Direction
Skip all pictures. Write out the data below from its first line through the line that contains "const EXTRA = 20;".
======
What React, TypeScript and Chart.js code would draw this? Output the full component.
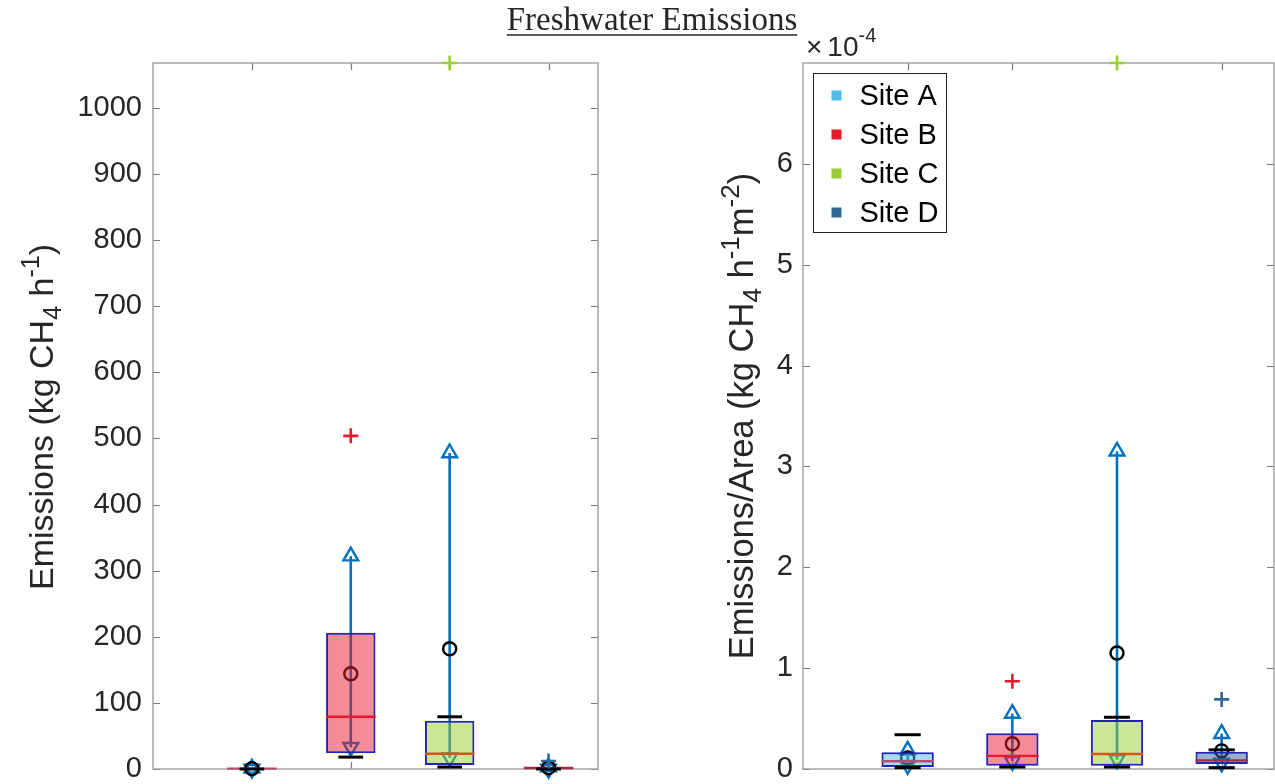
import React, { useEffect, useRef } from 'react';
import { Chart, registerables } from 'chart.js';

Chart.register(...registerables);

const W = 1275;
const H = 784;
const EXTRA = 20; // canvas extends below the clipped viewport so tick-label padding fits

// ---------- shared categories ----------
const siteNames = ['Site A', 'Site B', 'Site C', 'Site D'];
const sitePositions = [1, 2, 3, 4];
const siteColors = ['#4DBEEE', '#E8192C', '#9ACD32', '#336699'];
const medianColors = ['#B4506E', '#E8192C', '#D95319', '#A8283F'];
const xTicks = [1, 2, 3, 4];
const xMin = 0;
const xMax = 4.5;

// ---------- left panel: Emissions (kg CH4 h^-1) ----------
const emYTicks = [0, 100, 200, 300, 400, 500, 600, 700, 800, 900, 1000];
const emYMax = 1068;
const emQ1 = [0, 24, 6, 0];
const emQ3 = [1.2, 206, 73, 3];
const emMedian = [0.5, 79, 23, 1.5];
const emMean = [0.5, 144, 182, 2];
const emCiLow = [0, 33, 17, 0];
const emCiHigh = [1, 322, 478, 3];
const emCapLow = [0, 18, 3, 0];
const emCapHigh = [null, null, 79, null];
const emOutliers = [[], [504], [1068], [12]];

// ---------- right panel: Emissions/Area (kg CH4 h^-1 m^-2) ----------
const areaYTicks = [0, 1e-4, 2e-4, 3e-4, 4e-4, 5e-4, 6e-4];
const areaYMax = 7.0e-4;
const areaQ1 = [0.02e-4, 0.033e-4, 0.033e-4, 0.05e-4];
const areaQ3 = [0.165e-4, 0.355e-4, 0.487e-4, 0.17e-4];
const areaMedian = [0.077e-4, 0.13e-4, 0.149e-4, 0.086e-4];
const areaMean = [0.11e-4, 0.25e-4, 1.15e-4, 0.18e-4];
const areaCiLow = [0.037e-4, 0.077e-4, 0.093e-4, 0.06e-4];
const areaCiHigh = [0.185e-4, 0.55e-4, 3.15e-4, 0.35e-4];
const areaCapLow = [0.013e-4, 0.02e-4, 0.02e-4, 0.013e-4];
const areaCapHigh = [0.34e-4, null, 0.513e-4, 0.19e-4];
const areaOutliers = [[], [0.87e-4], [7.0e-4], [0.69e-4]];

// ---------- texts ----------
const figureTitle = 'Freshwater Emissions';
const leftYTitle = [
  { t: 'Emissions (kg CH', s: 'n' },
  { t: '4', s: 'sub' },
  { t: ' h', s: 'n' },
  { t: '-1', s: 'sup' },
  { t: ')', s: 'n' },
];
const rightYTitle = [
  { t: 'Emissions/Area (kg CH', s: 'n' },
  { t: '4', s: 'sub' },
  { t: ' h', s: 'n' },
  { t: '-1', s: 'sup' },
  { t: 'm', s: 'n' },
  { t: '-2', s: 'sup' },
  { t: ')', s: 'n' },
];

const SANS = '"Liberation Sans", Arial, Helvetica, sans-serif';
const SERIF = '"Liberation Serif", "Times New Roman", serif';
const TEXT = '#262626';
const CI_COLOR = '#0072BD';
const BOX_EDGE = '#2323B4';
const FRAME = '#9E9E9E';
const TICKMARK = '#7A7A7A';

function rgba(hex: string, a: number) {
  const n = parseInt(hex.slice(1), 16);
  return `rgba(${(n >> 16) & 255},${(n >> 8) & 255},${n & 255},${a})`;
}

const halfWidthPx = (frac: number) => (ctx: any) => {
  const xs = ctx.chart.scales.x;
  return Math.abs(xs.getPixelForValue(1 + frac) - xs.getPixelForValue(1));
};

function drawRichVertical(ctx: CanvasRenderingContext2D, parts: any[], cx: number, cy: number, size: number) {
  ctx.save();
  ctx.translate(cx, cy);
  ctx.rotate(-Math.PI / 2);
  ctx.fillStyle = TEXT;
  ctx.textBaseline = 'alphabetic';
  ctx.textAlign = 'left';
  const fontFor = (p: any) => `${p.s === 'n' ? size : Math.round(size * 0.74)}px ${SANS}`;
  let total = 0;
  const widths = parts.map((p) => {
    ctx.font = fontFor(p);
    const w = ctx.measureText(p.t).width;
    total += w;
    return w;
  });
  let x = -total / 2;
  const base = size * 0.36;
  parts.forEach((p, i) => {
    ctx.font = fontFor(p);
    let y = base;
    if (p.s === 'sub') y = base + size * 0.22;
    if (p.s === 'sup') y = base - size * 0.42;
    ctx.fillText(p.t, x, y);
    x += widths[i];
  });
  ctx.restore();
}

const framePlugin = {
  id: 'matlabFrame',
  beforeDatasetsDraw(chart: any) {
    const { ctx, chartArea } = chart;
    const { left, right, top, bottom } = chartArea;
    const ys = chart.scales.y;
    const xs = chart.scales.x;
    ctx.save();
    ctx.strokeStyle = TICKMARK;
    ctx.lineWidth = 1.2;
    ctx.beginPath();
    ys.ticks.forEach((t: any) => {
      const py = Math.round(ys.getPixelForValue(t.value)) + 0.5;
      ctx.moveTo(left, py);
      ctx.lineTo(left + 7, py);
      ctx.moveTo(right, py);
      ctx.lineTo(right - 7, py);
    });
    xs.ticks.forEach((t: any) => {
      const px = Math.round(xs.getPixelForValue(t.value)) + 0.5;
      ctx.moveTo(px, top);
      ctx.lineTo(px, top + 7);
      ctx.moveTo(px, bottom);
      ctx.lineTo(px, bottom - 7);
    });
    ctx.stroke();
    ctx.strokeStyle = FRAME;
    ctx.lineWidth = 1.4;
    ctx.strokeRect(left, top, right - left, bottom - top);
    ctx.restore();
  },
};

function makeConfig(p: any) {
  const pts = (vals: any[]) =>
    sitePositions
      .map((x, i) => ({ x, y: vals[i] }))
      .filter((d) => d.y !== null && d.y !== undefined);
  const capPts = [...pts(p.capLow), ...pts(p.capHigh)];
  const outPts: any[] = [];
  const outColors: string[] = [];
  p.outliers.forEach((arr: number[], i: number) =>
    arr.forEach((v) => {
      outPts.push({ x: sitePositions[i], y: v });
      outColors.push(siteColors[i]);
    })
  );

  const datasets: any[] = [
    ...sitePositions.map((x, i) => ({
      type: 'line',
      label: 'ci-' + siteNames[i],
      data: [
        { x, y: p.ciLow[i] },
        { x, y: p.ciHigh[i] },
      ],
      borderColor: CI_COLOR,
      borderWidth: 2.6,
      pointRadius: 0,
      clip: false,
      order: 6,
    })),
    {
      type: 'scatter',
      label: 'ciHigh',
      data: pts(p.ciHigh),
      pointStyle: 'triangle',
      pointRadius: 8.5,
      pointBorderColor: CI_COLOR,
      pointBackgroundColor: 'rgba(255,255,255,0)',
      pointBorderWidth: 2.4,
      clip: false,
      order: 5,
    },
    {
      type: 'scatter',
      label: 'ciLow',
      data: pts(p.ciLow),
      pointStyle: 'triangle',
      pointRotation: 180,
      pointRadius: 8.5,
      pointBorderColor: CI_COLOR,
      pointBackgroundColor: 'rgba(255,255,255,0)',
      pointBorderWidth: 2.4,
      clip: false,
      order: 5,
    },
    {
      type: 'scatter',
      label: 'mean',
      data: pts(p.mean),
      pointStyle: 'circle',
      pointRadius: 6.5,
      pointBorderColor: '#000000',
      pointBackgroundColor: 'rgba(255,255,255,0)',
      pointBorderWidth: 2.4,
      clip: false,
      order: 4,
    },
    {
      type: 'bar',
      label: 'box',
      data: sitePositions.map((x, i) => ({ x, y: [p.q1[i], p.q3[i]] })),
      backgroundColor: siteColors.map((c) => rgba(c, 0.5)),
      borderColor: BOX_EDGE,
      borderWidth: 2,
      borderSkipped: false,
      barPercentage: 0.5,
      categoryPercentage: 1,
      clip: false,
      order: 3,
    },
    {
      type: 'scatter',
      label: 'median',
      data: pts(p.median),
      pointStyle: 'line',
      pointRadius: halfWidthPx(0.25),
      pointBorderColor: medianColors,
      pointBorderWidth: 2.4,
      clip: false,
      order: 2,
    },
    {
      type: 'scatter',
      label: 'caps',
      data: capPts,
      pointStyle: 'line',
      pointRadius: halfWidthPx(0.125),
      pointBorderColor: '#000000',
      pointBorderWidth: 3,
      clip: false,
      order: 1,
    },
    {
      type: 'scatter',
      label: 'outliers',
      data: outPts,
      pointStyle: 'cross',
      pointRadius: 7.5,
      pointBorderColor: outColors,
      pointBorderWidth: 2.6,
      clip: false,
      order: 0,
    },
  ];

  return {
    type: 'scatter',
    data: { datasets },
    options: {
      responsive: false,
      animation: false,
      events: [],
      layout: { padding: p.padding, autoPadding: false },
      plugins: {
        legend: { display: false },
        tooltip: { enabled: false },
        title: { display: false },
      },
      scales: {
        x: {
          type: 'linear',
          min: xMin,
          max: xMax,
          offset: false,
          grid: { display: false, drawTicks: false, offset: false },
          border: { display: false },
          ticks: { display: false },
          afterBuildTicks: (s: any) => {
            s.ticks = xTicks.map((v) => ({ value: v }));
          },
          afterFit: (s: any) => {
            s.height = 15 + EXTRA;
            s.paddingLeft = 0;
            s.paddingRight = 0;
          },
        },
        y: {
          type: 'linear',
          min: 0,
          max: p.yMax,
          grid: { display: false, drawTicks: false },
          border: { display: false },
          ticks: {
            color: TEXT,
            padding: p.tickPadding,
            font: { family: SANS, size: 29, lineHeight: 1 },
            callback: p.tickFmt,
          },
          afterBuildTicks: (s: any) => {
            s.ticks = p.yTicks.map((v: number) => ({ value: v }));
          },
          afterFit: (s: any) => {
            s.width = p.yWidth;
            s.paddingLeft = 0;
            s.paddingRight = 0;
          },
        },
      },
    },
    plugins: [framePlugin, p.extraPlugin],
  };
}

const leftTextPlugin = {
  id: 'leftTexts',
  afterDraw(chart: any) {
    const { ctx, chartArea } = chart;
    drawRichVertical(ctx, leftYTitle, 41, (chartArea.top + chartArea.bottom) / 2 + 1, 34);
    // figure title
    ctx.save();
    ctx.font = `33px ${SERIF}`;
    ctx.fillStyle = TEXT;
    ctx.textAlign = 'center';
    ctx.textBaseline = 'alphabetic';
    const cx = 652;
    ctx.fillText(figureTitle, cx, 30);
    const w = ctx.measureText(figureTitle).width;
    ctx.strokeStyle = TEXT;
    ctx.lineWidth = 1.5;
    ctx.beginPath();
    ctx.moveTo(cx - w / 2, 35);
    ctx.lineTo(cx + w / 2, 35);
    ctx.stroke();
    ctx.restore();
  },
};

const rightTextPlugin = {
  id: 'rightTexts',
  afterDraw(chart: any) {
    const { ctx, chartArea } = chart;
    drawRichVertical(ctx, rightYTitle, 741, (chartArea.top + chartArea.bottom) / 2, 34.5);
    ctx.save();
    ctx.fillStyle = TEXT;
    ctx.textBaseline = 'alphabetic';
    ctx.textAlign = 'left';
    // exponent label
    const ex = chartArea.left + 3;
    const ey = chartArea.top - 7;
    ctx.font = `28px ${SANS}`;
    ctx.fillText('\u00D7', ex, ey);
    const wx = ctx.measureText('\u00D7').width;
    ctx.fillText('10', ex + wx + 5, ey);
    const w10 = ctx.measureText('10').width;
    ctx.font = `20px ${SANS}`;
    ctx.fillText('-4', ex + wx + 5 + w10, ey - 14);
    // legend
    const lx = chartArea.left + 10.5;
    const ly = chartArea.top + 10.5;
    const lw = 133;
    const lh = 159;
    ctx.fillStyle = '#FFFFFF';
    ctx.fillRect(lx, ly, lw, lh);
    ctx.strokeStyle = '#262626';
    ctx.lineWidth = 1;
    ctx.strokeRect(lx, ly, lw, lh);
    ctx.font = `29px ${SANS}`;
    ctx.textBaseline = 'middle';
    siteNames.forEach((name, i) => {
      const cy = ly + 22 + i * 39;
      ctx.fillStyle = siteColors[i];
      ctx.fillRect(lx + 18, cy - 5, 10, 10);
      ctx.fillStyle = '#000000';
      ctx.fillText(name, lx + 46, cy + 1);
    });
    ctx.restore();
  },
};

export default function App() {
  const leftRef = useRef<HTMLCanvasElement>(null);
  const rightRef = useRef<HTMLCanvasElement>(null);

  useEffect(() => {
    const left = new Chart(
      leftRef.current as HTMLCanvasElement,
      makeConfig({
        q1: emQ1,
        q3: emQ3,
        median: emMedian,
        mean: emMean,
        ciLow: emCiLow,
        ciHigh: emCiHigh,
        capLow: emCapLow,
        capHigh: emCapHigh,
        outliers: emOutliers,
        yTicks: emYTicks,
        yMax: emYMax,
        tickFmt: (v: number) => String(v),
        padding: { left: 0, right: W - 598, top: 63, bottom: 0 },
        yWidth: 153,
        tickPadding: 11,
        extraPlugin: leftTextPlugin,
      }) as any
    );
    const right = new Chart(
      rightRef.current as HTMLCanvasElement,
      makeConfig({
        q1: areaQ1,
        q3: areaQ3,
        median: areaMedian,
        mean: areaMean,
        ciLow: areaCiLow,
        ciHigh: areaCiHigh,
        capLow: areaCapLow,
        capHigh: areaCapHigh,
        outliers: areaOutliers,
        yTicks: areaYTicks,
        yMax: areaYMax,
        tickFmt: (v: number) => String(Math.round(v * 1e4)),
        padding: { left: 0, right: 1, top: 63, bottom: 0 },
        yWidth: 803,
        tickPadding: 10,
        extraPlugin: rightTextPlugin,
      }) as any
    );
    return () => {
      left.destroy();
      right.destroy();
    };
  }, []);

  return (
    <div
      style={{
        position: 'fixed',
        left: 0,
        top: 0,
        width: W,
        height: H,
        overflow: 'hidden',
        background: '#FFFFFF',
      }}
    >
      <canvas ref={leftRef} width={W} height={H + EXTRA} style={{ position: 'absolute', left: 0, top: 0 }} />
      <canvas ref={rightRef} width={W} height={H + EXTRA} style={{ position: 'absolute', left: 0, top: 0 }} />
    </div>
  );
}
======
Complete output
What React, TypeScript and Chart.js code would draw this? Output the full component.
import React, { useEffect, useRef } from 'react';
import { Chart, registerables } from 'chart.js';

Chart.register(...registerables);

const W = 1275;
const H = 784;
const EXTRA = 20; // canvas extends below the clipped viewport so tick-label padding fits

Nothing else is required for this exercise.